Influence of leads on signatures of strongly-correlated zero-bias anomaly in double quantum dot measurements
Caden Drover, R. L. Irvine, Rachel Wortis
TL;DR
The work addresses how disorder and strong interactions produce a strongly-correlated zero-bias anomaly (SZBA) in ensembles of two-site systems and tests its visibility in parallel double quantum dot (DQD) measurements when lead coupling is included. The authors model a DQD with onsite repulsion $U$, inter-dot hopping $t_h$, and inter-dot Coulomb term $V$, connected to source and drain leads, and solve a Pauli master equation in the weak-coupling (sequential tunneling) regime to obtain steady-state occupations and current.
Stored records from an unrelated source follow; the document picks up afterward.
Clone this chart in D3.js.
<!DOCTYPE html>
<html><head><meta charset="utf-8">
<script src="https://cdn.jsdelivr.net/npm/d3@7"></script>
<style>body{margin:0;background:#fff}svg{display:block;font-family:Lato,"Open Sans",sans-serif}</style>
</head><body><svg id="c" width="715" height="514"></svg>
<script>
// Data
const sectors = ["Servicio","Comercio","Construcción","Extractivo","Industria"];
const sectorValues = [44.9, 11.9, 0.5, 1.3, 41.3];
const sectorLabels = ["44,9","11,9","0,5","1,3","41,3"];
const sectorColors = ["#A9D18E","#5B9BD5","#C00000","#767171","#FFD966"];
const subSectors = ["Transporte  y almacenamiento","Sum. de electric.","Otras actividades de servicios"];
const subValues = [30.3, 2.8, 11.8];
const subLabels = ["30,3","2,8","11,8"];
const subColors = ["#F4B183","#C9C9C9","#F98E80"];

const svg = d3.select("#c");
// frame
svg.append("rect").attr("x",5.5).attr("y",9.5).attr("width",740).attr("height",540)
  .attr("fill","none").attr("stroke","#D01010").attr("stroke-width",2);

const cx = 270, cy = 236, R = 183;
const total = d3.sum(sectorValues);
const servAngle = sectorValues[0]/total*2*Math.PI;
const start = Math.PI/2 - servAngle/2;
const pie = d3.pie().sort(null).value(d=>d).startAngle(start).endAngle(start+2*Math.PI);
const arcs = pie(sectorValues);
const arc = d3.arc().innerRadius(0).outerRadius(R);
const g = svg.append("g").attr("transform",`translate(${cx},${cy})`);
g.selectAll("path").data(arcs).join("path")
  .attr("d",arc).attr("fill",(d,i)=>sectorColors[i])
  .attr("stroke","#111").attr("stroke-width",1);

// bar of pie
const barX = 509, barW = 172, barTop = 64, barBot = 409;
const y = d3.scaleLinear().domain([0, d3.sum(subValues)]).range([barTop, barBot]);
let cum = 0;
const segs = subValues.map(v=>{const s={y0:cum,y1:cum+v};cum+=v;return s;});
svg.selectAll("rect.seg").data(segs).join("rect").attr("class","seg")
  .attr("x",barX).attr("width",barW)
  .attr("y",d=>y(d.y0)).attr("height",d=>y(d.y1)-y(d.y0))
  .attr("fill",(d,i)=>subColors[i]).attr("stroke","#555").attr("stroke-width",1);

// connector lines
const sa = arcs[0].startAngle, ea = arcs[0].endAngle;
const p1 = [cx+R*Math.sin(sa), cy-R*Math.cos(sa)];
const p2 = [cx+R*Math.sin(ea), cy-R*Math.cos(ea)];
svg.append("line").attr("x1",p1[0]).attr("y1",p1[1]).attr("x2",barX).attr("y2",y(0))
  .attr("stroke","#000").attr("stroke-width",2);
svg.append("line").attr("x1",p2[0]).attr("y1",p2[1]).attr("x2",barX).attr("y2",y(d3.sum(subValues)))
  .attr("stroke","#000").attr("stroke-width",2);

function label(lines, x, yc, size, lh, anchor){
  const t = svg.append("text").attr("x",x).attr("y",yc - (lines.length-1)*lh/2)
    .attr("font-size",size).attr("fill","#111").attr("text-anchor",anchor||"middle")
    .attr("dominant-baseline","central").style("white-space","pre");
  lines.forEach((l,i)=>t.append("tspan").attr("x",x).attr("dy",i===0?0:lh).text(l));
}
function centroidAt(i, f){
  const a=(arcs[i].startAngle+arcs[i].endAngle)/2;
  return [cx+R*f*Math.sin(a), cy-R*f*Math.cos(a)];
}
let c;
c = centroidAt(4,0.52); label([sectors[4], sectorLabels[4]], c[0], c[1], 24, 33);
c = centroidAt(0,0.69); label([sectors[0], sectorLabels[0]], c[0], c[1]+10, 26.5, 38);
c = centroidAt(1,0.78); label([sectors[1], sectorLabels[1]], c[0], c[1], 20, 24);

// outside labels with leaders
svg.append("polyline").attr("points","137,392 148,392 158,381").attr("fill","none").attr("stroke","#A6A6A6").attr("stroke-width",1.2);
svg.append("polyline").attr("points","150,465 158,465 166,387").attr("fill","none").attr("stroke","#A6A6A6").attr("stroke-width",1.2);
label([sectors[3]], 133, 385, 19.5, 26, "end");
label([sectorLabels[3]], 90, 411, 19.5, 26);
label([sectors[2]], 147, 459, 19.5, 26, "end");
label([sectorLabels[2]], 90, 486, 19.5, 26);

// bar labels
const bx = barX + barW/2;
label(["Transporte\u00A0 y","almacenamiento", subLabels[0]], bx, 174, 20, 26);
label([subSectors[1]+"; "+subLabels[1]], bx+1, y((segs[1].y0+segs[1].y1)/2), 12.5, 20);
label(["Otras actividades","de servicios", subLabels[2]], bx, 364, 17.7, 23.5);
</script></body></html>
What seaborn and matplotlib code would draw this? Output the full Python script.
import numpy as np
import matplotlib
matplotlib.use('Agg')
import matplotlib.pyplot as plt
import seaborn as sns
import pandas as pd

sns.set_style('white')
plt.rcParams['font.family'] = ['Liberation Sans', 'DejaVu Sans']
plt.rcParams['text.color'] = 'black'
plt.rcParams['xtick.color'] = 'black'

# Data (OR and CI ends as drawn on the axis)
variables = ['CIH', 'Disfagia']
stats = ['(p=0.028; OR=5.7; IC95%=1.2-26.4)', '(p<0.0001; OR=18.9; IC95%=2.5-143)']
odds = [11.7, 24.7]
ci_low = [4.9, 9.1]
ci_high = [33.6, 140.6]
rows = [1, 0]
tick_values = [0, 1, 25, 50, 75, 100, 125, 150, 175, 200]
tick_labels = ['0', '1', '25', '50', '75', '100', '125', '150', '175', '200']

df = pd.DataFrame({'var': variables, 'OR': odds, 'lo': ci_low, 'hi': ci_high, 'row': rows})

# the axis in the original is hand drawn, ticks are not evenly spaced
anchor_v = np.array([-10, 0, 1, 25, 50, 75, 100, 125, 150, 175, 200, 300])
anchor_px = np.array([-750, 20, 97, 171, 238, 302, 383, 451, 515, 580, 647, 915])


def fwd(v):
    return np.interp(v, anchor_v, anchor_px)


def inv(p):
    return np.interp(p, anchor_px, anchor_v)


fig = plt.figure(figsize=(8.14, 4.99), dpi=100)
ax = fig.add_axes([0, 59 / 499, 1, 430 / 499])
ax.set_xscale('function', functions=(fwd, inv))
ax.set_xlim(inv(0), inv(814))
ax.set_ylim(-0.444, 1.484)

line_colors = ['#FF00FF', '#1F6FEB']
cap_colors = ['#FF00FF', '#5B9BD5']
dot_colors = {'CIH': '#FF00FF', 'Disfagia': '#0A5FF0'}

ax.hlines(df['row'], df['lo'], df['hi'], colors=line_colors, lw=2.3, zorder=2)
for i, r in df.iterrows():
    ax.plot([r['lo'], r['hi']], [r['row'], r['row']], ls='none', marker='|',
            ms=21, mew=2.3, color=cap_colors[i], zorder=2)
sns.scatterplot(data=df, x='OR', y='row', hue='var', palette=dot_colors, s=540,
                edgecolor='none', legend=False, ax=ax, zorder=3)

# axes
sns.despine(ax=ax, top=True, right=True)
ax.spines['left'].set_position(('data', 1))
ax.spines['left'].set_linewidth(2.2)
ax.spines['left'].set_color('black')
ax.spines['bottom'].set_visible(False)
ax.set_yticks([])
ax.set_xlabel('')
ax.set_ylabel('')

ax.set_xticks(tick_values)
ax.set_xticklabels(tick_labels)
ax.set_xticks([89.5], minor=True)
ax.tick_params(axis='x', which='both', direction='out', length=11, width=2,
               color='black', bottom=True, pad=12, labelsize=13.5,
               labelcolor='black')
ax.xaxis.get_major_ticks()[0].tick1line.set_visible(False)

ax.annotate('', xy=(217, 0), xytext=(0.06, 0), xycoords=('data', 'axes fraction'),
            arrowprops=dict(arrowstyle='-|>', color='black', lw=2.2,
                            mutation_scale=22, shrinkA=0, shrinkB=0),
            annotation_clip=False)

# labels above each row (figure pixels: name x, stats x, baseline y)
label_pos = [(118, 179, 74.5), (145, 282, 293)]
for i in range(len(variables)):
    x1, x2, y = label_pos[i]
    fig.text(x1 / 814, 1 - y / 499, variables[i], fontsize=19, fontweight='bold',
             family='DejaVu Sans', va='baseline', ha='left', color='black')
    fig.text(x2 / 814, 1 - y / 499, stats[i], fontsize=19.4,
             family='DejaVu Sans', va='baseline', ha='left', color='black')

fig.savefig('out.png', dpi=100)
They compare stability diagrams and the integrated current to prior DOS-based predictions, showing SZBA signatures persist despite lead effects; the signature's prominence depends on the lead-coupling ratio $t_d/t_s$ and on temperature $T$, weakening with increasing $T$ and vanishing at sufficiently high $T$. The work provides a practical framework for observing SZBA in experiments on two-site ensembles and clarifies how lead coupling and temperature shape the measurable transport signatures.
Abstract
The combination of disorder and interactions is known in many systems to produce a feature in the single-particle density of states, the shape and parameter dependence of which act as signatures of the underlying electronic state. Strong Coulomb repulsion gives rise to a host of novel phenomena, among these is a unique zero-bias anomaly. While understanding of the anomaly in bulk materials remains incomplete, a version of this anomaly can be found in an ensemble of two-site systems and hence has been predicted to be observable in parallel-coupled double quantum dots. However, prior work did not include the influence of the leads. Here we show that the presence of the leads results in changes to the projected stability diagrams but that the signature of the strongly-correlated zero-bias anomaly nonetheless remains clearly visible.